The poorest organized thing in Austria was at the end.
After waiting for hours our flight was called. Going through passport control (we did not open them) and security (my pill box sets them off), when we were tired, without any more Schillings, and had only 15 minutes to get to the plane, we found ourselves in the duty free shopping zone. Beautiful shops, stores etc. A regular mall. Too late – they missed us.
Amsterdam on the trip back was nice. We were together, had plenty of time to make the flight, there were moving walkways to hurry us along, a clean light airport, I still had mad money in my pocket and we were looking forward to the trip home. I had been moved up to business class on the way over because KLM had over sold tourist class. No such luck on the way back but it was pleasant. Going west does not throw my internal clock into such a tizzy as going east does so I read my book for most of the return flight.
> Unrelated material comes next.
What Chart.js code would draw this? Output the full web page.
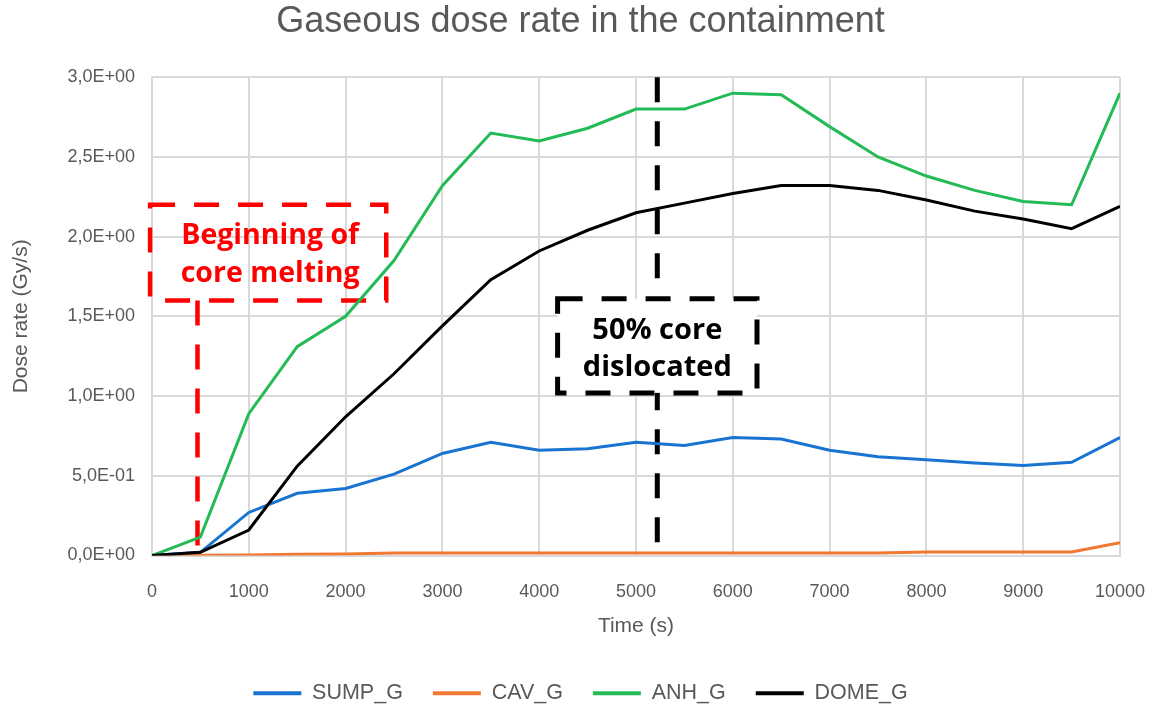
<!DOCTYPE html>
<html>
<head>
<meta charset="utf-8">
<script src="https://cdn.jsdelivr.net/npm/chart.js@4/dist/chart.umd.min.js"></script>
<style>
  html, body { margin: 0; padding: 0; background: #ffffff; }
  #wrap { width: 1161px; height: 710px; position: relative; }
</style>
</head>
<body>
<div id="wrap"><canvas id="c" width="1161" height="710"></canvas></div>
<script>
// ---- data ----
const times = [0, 500, 1000, 1500, 2000, 2500, 3000, 3500, 4000, 4500, 5000,
               5500, 6000, 6500, 7000, 7500, 8000, 8500, 9000, 9500, 10000];
const sumpG = [0, 0.02, 0.27, 0.39, 0.42, 0.51, 0.64, 0.71, 0.66, 0.67, 0.71,
               0.69, 0.74, 0.73, 0.66, 0.62, 0.60, 0.58, 0.565, 0.585, 0.74];
const cavG  = [0, 0.002, 0.003, 0.008, 0.01, 0.015, 0.015, 0.015, 0.015, 0.015, 0.015,
               0.015, 0.015, 0.015, 0.015, 0.016, 0.022, 0.022, 0.022, 0.022, 0.08];
const anhG  = [0, 0.115, 0.89, 1.31, 1.50, 1.85, 2.32, 2.65, 2.60, 2.68, 2.80,
               2.80, 2.90, 2.89, 2.69, 2.50, 2.38, 2.29, 2.22, 2.20, 2.90];
const domeG = [0, 0.02, 0.16, 0.56, 0.87, 1.14, 1.44, 1.73, 1.91, 2.04, 2.15,
               2.21, 2.27, 2.32, 2.32, 2.29, 2.23, 2.16, 2.11, 2.05, 2.19];
const seriesNames = ['SUMP_G', 'CAV_G', 'ANH_G', 'DOME_G'];
const yTickLabels = ['0,0E+00', '5,0E-01', '1,0E+00', '1,5E+00', '2,0E+00', '2,5E+00', '3,0E+00'];
const xTickValues = [0, 1000, 2000, 3000, 4000, 5000, 6000, 7000, 8000, 9000, 10000];
const meltStart = 470;       // s, "Beginning of core melting"
const halfCore = 5220;       // s, "50% core dislocated"
const meltLabel = ['Beginning of', 'core melting'];
const coreLabel = ['50% core', 'dislocated'];

const colors = ['#1874D0', '#F07830', '#22BB55', '#000000'];
const seriesValues = [sumpG, cavG, anhG, domeG];

const GRAY = '#595959';
const FONT = "'Liberation Sans', Arial, sans-serif";

// ---- annotation plugin (drawn in data units through the scales) ----
const annotations = {
  id: 'annot',
  beforeDatasetsDraw(chart) {
    const {ctx, scales: {x, y}} = chart;
    ctx.save();
    ctx.lineCap = 'butt';
    // black vertical dashed line
    ctx.setLineDash([25, 19]);
    ctx.lineWidth = 5;
    ctx.strokeStyle = '#000';
    ctx.beginPath();
    ctx.moveTo(x.getPixelForValue(halfCore), y.getPixelForValue(3.0));
    ctx.lineTo(x.getPixelForValue(halfCore), y.getPixelForValue(0));
    ctx.stroke();
    // black box (white filled)
    const bx1 = x.getPixelForValue(4190), bx2 = x.getPixelForValue(6250);
    const by1 = y.getPixelForValue(1.61), by2 = y.getPixelForValue(1.02);
    ctx.setLineDash([]);
    ctx.fillStyle = '#fff';
    ctx.fillRect(bx1, by1, bx2 - bx1, by2 - by1);
    ctx.setLineDash([25, 19]);
    ctx.strokeRect(bx1, by1, bx2 - bx1, by2 - by1);
    ctx.setLineDash([]);
    ctx.fillStyle = '#000';
    ctx.font = "bold 29px 'Open Sans', sans-serif";
    ctx.textAlign = 'center';
    ctx.textBaseline = 'middle';
    const bcx = (bx1 + bx2) / 2;
    ctx.fillText(coreLabel[0], bcx, by1 + 32);
    ctx.fillText(coreLabel[1], bcx, by1 + 69);

    // red box
    const rx1 = x.getPixelForValue(-20), rx2 = x.getPixelForValue(2420);
    const ry1 = y.getPixelForValue(2.2), ry2 = y.getPixelForValue(1.6);
    ctx.strokeStyle = '#FF0000';
    ctx.lineWidth = 4.5;
    ctx.setLineDash([25, 19]);
    ctx.strokeRect(rx1, ry1, rx2 - rx1, ry2 - ry1);
    ctx.beginPath();
    ctx.moveTo(x.getPixelForValue(meltStart), ry2);
    ctx.lineTo(x.getPixelForValue(meltStart), y.getPixelForValue(0));
    ctx.stroke();
    ctx.setLineDash([]);
    ctx.fillStyle = '#FF0000';
    ctx.font = "bold 28.5px 'Open Sans', sans-serif";
    const rcx = (rx1 + rx2) / 2 + 2;
    ctx.fillText(meltLabel[0], rcx, ry1 + 31);
    ctx.fillText(meltLabel[1], rcx, ry1 + 69);
    ctx.restore();
  }
};

const datasets = seriesNames.map((name, i) => ({
  label: name,
  data: times.map((t, k) => ({x: t, y: seriesValues[i][k]})),
  borderColor: colors[i],
  backgroundColor: colors[i],
  borderWidth: 3,
  pointRadius: 0,
  tension: 0,
  order: 4 - i
}));

new Chart(document.getElementById('c'), {
  type: 'line',
  data: { datasets },
  plugins: [annotations],
  options: {
    responsive: false,
    animation: false,
    layout: { padding: { left: 0, right: 0, top: 0, bottom: -4 } },
    plugins: {
      title: {
        display: true,
        text: 'Gaseous dose rate in the containment',
        color: GRAY,
        font: { family: FONT, size: 36, weight: 'normal' },
        padding: { top: 0, bottom: 34 }
      },
      legend: {
        position: 'bottom',
        labels: {
          color: GRAY,
          font: { family: FONT, size: 21.5 },
          boxWidth: 48,
          boxHeight: 4,
          padding: 30,
          generateLabels: (chart) => chart.data.datasets.map((d, i) => ({
            text: d.label,
            fillStyle: d.borderColor,
            strokeStyle: d.borderColor,
            lineWidth: 0,
            hidden: false,
            datasetIndex: i,
            fontColor: GRAY
          }))
        }
      },
      tooltip: { enabled: false }
    },
    scales: {
      x: {
        type: 'linear',
        min: 0, max: 10000,
        afterBuildTicks: (s) => { s.ticks = xTickValues.map(v => ({value: v})); },
        afterFit: (s) => { s.height = 97; },
        ticks: { color: GRAY, font: { family: FONT, size: 18 }, padding: 3, maxRotation: 0,
                 callback: (v) => String(v) },
        grid: { color: '#D9D9D9', lineWidth: 2, drawTicks: true, tickLength: 23,
                tickColor: 'rgba(0,0,0,0)' },
        border: { color: '#D9D9D9', width: 2 },
        title: { display: true, text: 'Time (s)', color: GRAY,
                 font: { family: FONT, size: 21 }, padding: { top: 0, bottom: 14 } }
      },
      y: {
        min: 0, max: 3,
        afterBuildTicks: (s) => { s.ticks = yTickLabels.map((_, i) => ({value: i * 0.5})); },
        afterFit: (s) => { s.width = 152; },
        ticks: { color: GRAY, font: { family: FONT, size: 18 }, padding: 17,
                 callback: (v, i) => yTickLabels[i] },
        grid: { color: '#D9D9D9', lineWidth: 2, drawTicks: false },
        border: { color: '#D9D9D9', width: 2 },
        title: { display: true, text: 'Dose rate (Gy/s)', color: GRAY,
                 font: { family: FONT, size: 21 }, padding: { top: 9, bottom: 0 } }
      },
      yRightSpace: {
        position: 'right',
        display: true,
        min: 0, max: 3,
        afterFit: (s) => { s.width = 41; },
        ticks: { display: false },
        grid: { display: false, drawTicks: false },
        border: { display: false },
        title: { display: false }
      }
    }
  }
});
</script>
</body>
</html>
Then we arrived in Kennedy. Bus terminal modern. Long lines to reclaim luggage. Long lines for Customs. A long line for passport control where my passport was really looked at for the first time (and machine read). A policeman with an anti-drug dog worked the crowd around the baggage claim. Loudspeaker directions kept saying not to trust anyone not in a uniform with your bags or person. Dirty, confused, individual directions less intelligible and more impatiently given than when they were in German. Then we went outside to the free inter-building bus, and it was worth every cent of it, for the trip to American Airlines
Flagship shuttle. Then things got worse. Is it AA, building 16, or building 18 the AA Flagship? Do we have time to make a mistake? So we decided to stop at 18. The terminal was dark and dingy and no one is there. Then up the stars to the counter and we are told they are running a little late. Then we are told an hour late. The 11:10 PM plane in now leaving at 00:10 AM. Then the flight is canceled because the pilot is sick. Was he sick of flying late at night? Everyone trooped down to the baggage carousel to reclaim the luggage, which had been checked through to Washington and get on the bus for Washington. We arrived in Washington at 0730 AM, an hour after their first shuttle would have gotten us there. I think we will avoid AA in the future. We were tired. Martha (our daughter) had parked our car in the parking garage the day before and a quick call told us exactly where it was. Then we were on the way again with everything under control.
I cannot tell you how lovely the trip was. I have started overtures to Judy to do the same thing next year, if possible. Doesn’t Belgium and France sound like a good tour. Doesn’t joining Judy in Paris sound like fun. Can we afford it on retired pay? Wouldn’t it be worth saving up for? Can we avoid AA? KLM was lovely.